As the school bell blares through the hallways, a high school boy makes his way to his locker, with the only objective of talking to his crush. Finally, across the hallway, he sees them and has the perfect opportunity to make a move. Suddenly though, his feet feel heavier, his palms get clammy, and a terrible uneasiness appears in his stomach. Then the opportunity passes, his crush walks away, and the boy’s left standing there, wondering what just happened.
Though it’s tragic, things like this happen to various young students across the country. Because of their lack of experience in romantic relationships and fear of rejection, the thought of talking to someone you’re interested in can be petrifying.
From a survey sent to all Mount Vernon students, it’s clear that most people haven’t been in a relationship, or aren’t and would like to be. When asked, “If you are currently in a relationship, how did it start?” Thirty seven out of 65 answers fall under the category of not having a partner or having never had one, some even directly stating that they want one like “No I wish,” “I am not in a relationship sadly,” or “Not in one :(.”

So if people want to be in relationships, why aren’t they? What are the factors that stop a student from talking to somebody they like, asking them on a date, or trying to get their phone number?
“It’s seeing the woman that you like that really gets you,” a Mount Vernon student says, “Even when everything’s just right, when you see them, it’s just too scary to go up to them and say something.” This student also says that this problem hasn’t been solved for him, but he does have a strategy to help him. “Talk to at least one woman a day,” he advises. “Or if you absolutely can’t, then talk to a man.” The goal of this is to slowly acclimate a person to people that they have been nervous around and simultaneously improve simple conversation skills.

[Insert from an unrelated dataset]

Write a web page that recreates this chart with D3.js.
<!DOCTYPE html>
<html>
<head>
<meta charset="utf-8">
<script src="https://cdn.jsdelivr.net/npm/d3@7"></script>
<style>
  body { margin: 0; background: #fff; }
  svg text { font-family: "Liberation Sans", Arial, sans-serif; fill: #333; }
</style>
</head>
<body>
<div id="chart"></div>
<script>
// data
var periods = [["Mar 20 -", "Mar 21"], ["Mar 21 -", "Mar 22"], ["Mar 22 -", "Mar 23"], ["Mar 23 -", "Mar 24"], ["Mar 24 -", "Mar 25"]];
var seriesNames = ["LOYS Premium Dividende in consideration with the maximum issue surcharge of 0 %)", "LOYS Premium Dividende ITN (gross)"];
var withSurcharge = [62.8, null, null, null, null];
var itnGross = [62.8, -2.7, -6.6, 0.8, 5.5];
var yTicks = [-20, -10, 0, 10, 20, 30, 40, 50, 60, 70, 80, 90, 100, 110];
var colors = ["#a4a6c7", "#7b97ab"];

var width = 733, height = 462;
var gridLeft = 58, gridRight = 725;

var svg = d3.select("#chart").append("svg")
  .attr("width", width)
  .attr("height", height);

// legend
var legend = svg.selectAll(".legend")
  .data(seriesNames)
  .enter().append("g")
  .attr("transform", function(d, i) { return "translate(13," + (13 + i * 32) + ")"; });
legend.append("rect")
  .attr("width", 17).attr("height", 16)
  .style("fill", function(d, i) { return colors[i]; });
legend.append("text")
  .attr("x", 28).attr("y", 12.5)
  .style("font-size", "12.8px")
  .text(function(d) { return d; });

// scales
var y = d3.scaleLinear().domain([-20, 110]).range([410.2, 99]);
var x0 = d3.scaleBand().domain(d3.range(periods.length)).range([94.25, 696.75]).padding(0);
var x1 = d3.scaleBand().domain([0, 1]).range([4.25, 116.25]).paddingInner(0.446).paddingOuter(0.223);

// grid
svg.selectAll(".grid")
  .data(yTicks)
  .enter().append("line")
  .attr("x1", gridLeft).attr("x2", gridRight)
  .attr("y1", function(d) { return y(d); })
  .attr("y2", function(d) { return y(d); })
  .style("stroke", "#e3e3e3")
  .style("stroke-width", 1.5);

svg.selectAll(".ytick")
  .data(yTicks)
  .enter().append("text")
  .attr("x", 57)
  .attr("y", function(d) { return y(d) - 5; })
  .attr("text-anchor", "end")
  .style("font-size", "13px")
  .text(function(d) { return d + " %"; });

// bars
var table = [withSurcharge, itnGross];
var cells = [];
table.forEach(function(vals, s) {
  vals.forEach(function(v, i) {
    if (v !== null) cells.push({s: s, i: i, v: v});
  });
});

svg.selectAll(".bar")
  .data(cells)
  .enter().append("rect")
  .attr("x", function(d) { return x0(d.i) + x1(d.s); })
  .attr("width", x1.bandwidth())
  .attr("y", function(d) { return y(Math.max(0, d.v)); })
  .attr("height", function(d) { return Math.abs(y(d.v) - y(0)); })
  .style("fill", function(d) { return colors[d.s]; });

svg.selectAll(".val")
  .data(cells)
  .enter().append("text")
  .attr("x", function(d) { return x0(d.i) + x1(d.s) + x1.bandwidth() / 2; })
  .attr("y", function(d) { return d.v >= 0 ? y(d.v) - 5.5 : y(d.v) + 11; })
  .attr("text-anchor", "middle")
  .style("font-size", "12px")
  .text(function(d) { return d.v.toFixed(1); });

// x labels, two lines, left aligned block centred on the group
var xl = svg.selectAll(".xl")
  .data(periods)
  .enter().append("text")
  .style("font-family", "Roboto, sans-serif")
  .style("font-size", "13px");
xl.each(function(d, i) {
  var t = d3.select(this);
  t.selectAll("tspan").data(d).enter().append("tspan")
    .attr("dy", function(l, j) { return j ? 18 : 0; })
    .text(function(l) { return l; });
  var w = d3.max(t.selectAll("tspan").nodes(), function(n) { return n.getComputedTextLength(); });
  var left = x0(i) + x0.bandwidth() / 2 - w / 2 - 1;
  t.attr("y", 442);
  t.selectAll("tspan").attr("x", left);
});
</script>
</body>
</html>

On the other hand, while you might have already heard it 100 times, being yourself and having confidence in your words and actions may be the best option when trying to make a connection. I
It’s often thought that being yourself is harmful and instead one should chase popularity, but this perspective leads to peer pressure, depression, and dangerous situations. “People see right through that,” said Mount Vernon teacher and basketball coach Derek Roberts.
“They see through the cracks and the faults when you’re not true to being yourself,” Roberts said. As a happily married man, surely what he’s saying is justified. And even if it doesn’t work out, it has to be better for a move to fail whilst being your natural self than for you to change how you act just to be in a relationship.

Roberts goes on to say, “Find someone who has similar values to you, and that may not be in high school, unfortunately.” He suggests that some people, no matter the strategy used, won’t be able to find a good partner in high school.
To add another perspective to the topic, some relationships aren’t good for the parties involved. Social expectations can lead to people staying in toxic relationships that they aren’t happy with, or leading on a person with expectations of romance that they plan to drop when it’s convenient. Roberts uses the analogy of parasitism, mutualism, and commensalism to categorize high school relationships. Parasitism is a toxic relationship in which one benefits and the other is harmed. Mutualism is when someone benefits from a relationship while the other is unaffected. Commensalism is a power couple where both people make each other better. No matter what you do to find love though, it’s always best to be yourself and try to find people who make you better, because that’s really the only point of dating, regardless of age.